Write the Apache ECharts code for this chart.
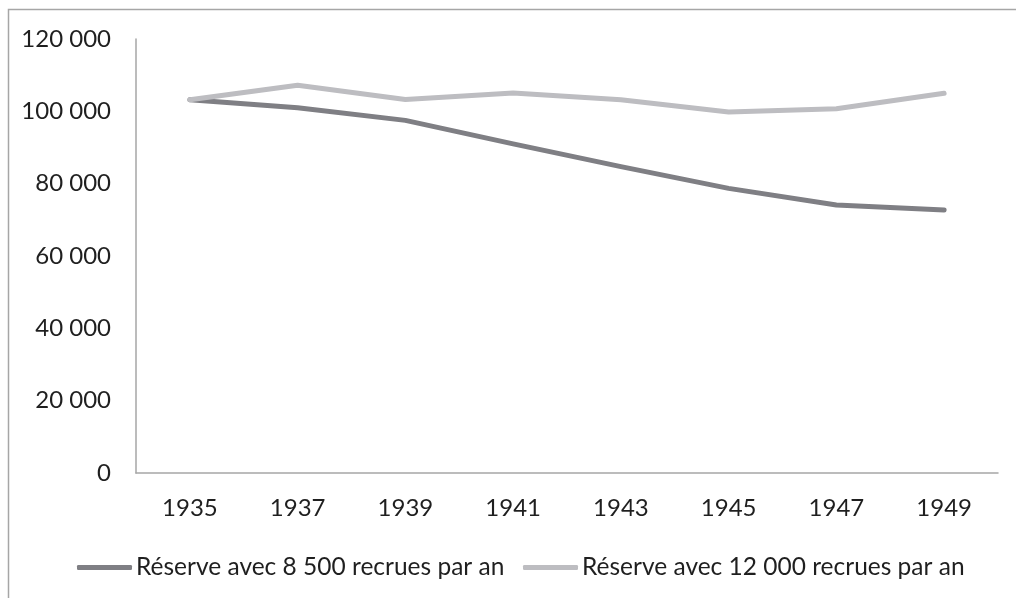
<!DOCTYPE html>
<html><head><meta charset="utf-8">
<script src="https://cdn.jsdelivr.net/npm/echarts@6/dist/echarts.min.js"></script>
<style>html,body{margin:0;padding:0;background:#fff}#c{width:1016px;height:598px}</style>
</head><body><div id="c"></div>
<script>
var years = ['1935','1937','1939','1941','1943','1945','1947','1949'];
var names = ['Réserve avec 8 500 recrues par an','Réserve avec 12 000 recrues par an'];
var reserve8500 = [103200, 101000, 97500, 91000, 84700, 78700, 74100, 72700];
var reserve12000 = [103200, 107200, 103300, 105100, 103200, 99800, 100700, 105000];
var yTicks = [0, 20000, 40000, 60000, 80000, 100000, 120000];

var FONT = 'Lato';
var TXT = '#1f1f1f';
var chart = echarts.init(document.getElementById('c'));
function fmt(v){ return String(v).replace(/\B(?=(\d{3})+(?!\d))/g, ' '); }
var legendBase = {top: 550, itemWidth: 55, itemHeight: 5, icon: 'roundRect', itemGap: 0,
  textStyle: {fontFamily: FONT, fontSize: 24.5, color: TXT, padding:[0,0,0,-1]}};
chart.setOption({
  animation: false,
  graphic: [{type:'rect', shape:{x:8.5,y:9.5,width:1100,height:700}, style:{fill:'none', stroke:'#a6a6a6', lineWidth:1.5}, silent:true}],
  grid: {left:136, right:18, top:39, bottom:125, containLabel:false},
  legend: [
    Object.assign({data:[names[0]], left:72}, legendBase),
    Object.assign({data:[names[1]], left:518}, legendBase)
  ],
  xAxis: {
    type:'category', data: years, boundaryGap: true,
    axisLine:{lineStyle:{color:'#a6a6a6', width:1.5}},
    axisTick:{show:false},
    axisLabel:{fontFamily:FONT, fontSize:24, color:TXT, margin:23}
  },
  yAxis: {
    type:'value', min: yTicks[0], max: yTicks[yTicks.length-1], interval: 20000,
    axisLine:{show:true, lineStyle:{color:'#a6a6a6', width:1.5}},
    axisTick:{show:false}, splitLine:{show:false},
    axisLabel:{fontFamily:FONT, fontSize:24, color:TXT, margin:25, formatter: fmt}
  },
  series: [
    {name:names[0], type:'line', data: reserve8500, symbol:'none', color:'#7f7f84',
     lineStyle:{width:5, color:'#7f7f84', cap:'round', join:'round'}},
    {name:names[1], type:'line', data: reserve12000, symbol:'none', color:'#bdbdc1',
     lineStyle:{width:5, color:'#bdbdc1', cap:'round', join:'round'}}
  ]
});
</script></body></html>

▶ **The task**
From the material above, reproduce everything verbatim except the pictures.

▶ **Response for this exercise**
Write the Apache ECharts code for this chart.
<!DOCTYPE html>
<html><head><meta charset="utf-8">
<script src="https://cdn.jsdelivr.net/npm/echarts@6/dist/echarts.min.js"></script>
<style>html,body{margin:0;padding:0;background:#fff}#c{width:1016px;height:598px}</style>
</head><body><div id="c"></div>
<script>
var years = ['1935','1937','1939','1941','1943','1945','1947','1949'];
var names = ['Réserve avec 8 500 recrues par an','Réserve avec 12 000 recrues par an'];
var reserve8500 = [103200, 101000, 97500, 91000, 84700, 78700, 74100, 72700];
var reserve12000 = [103200, 107200, 103300, 105100, 103200, 99800, 100700, 105000];
var yTicks = [0, 20000, 40000, 60000, 80000, 100000, 120000];

var FONT = 'Lato';
var TXT = '#1f1f1f';
var chart = echarts.init(document.getElementById('c'));
function fmt(v){ return String(v).replace(/\B(?=(\d{3})+(?!\d))/g, ' '); }
var legendBase = {top: 550, itemWidth: 55, itemHeight: 5, icon: 'roundRect', itemGap: 0,
  textStyle: {fontFamily: FONT, fontSize: 24.5, color: TXT, padding:[0,0,0,-1]}};
chart.setOption({
  animation: false,
  graphic: [{type:'rect', shape:{x:8.5,y:9.5,width:1100,height:700}, style:{fill:'none', stroke:'#a6a6a6', lineWidth:1.5}, silent:true}],
  grid: {left:136, right:18, top:39, bottom:125, containLabel:false},
  legend: [
    Object.assign({data:[names[0]], left:72}, legendBase),
    Object.assign({data:[names[1]], left:518}, legendBase)
  ],
  xAxis: {
    type:'category', data: years, boundaryGap: true,
    axisLine:{lineStyle:{color:'#a6a6a6', width:1.5}},
    axisTick:{show:false},
    axisLabel:{fontFamily:FONT, fontSize:24, color:TXT, margin:23}
  },
  yAxis: {
    type:'value', min: yTicks[0], max: yTicks[yTicks.length-1], interval: 20000,
    axisLine:{show:true, lineStyle:{color:'#a6a6a6', width:1.5}},
    axisTick:{show:false}, splitLine:{show:false},
    axisLabel:{fontFamily:FONT, fontSize:24, color:TXT, margin:25, formatter: fmt}
  },
  series: [
    {name:names[0], type:'line', data: reserve8500, symbol:'none', color:'#7f7f84',
     lineStyle:{width:5, color:'#7f7f84', cap:'round', join:'round'}},
    {name:names[1], type:'line', data: reserve12000, symbol:'none', color:'#bdbdc1',
     lineStyle:{width:5, color:'#bdbdc1', cap:'round', join:'round'}}
  ]
});
</script></body></html>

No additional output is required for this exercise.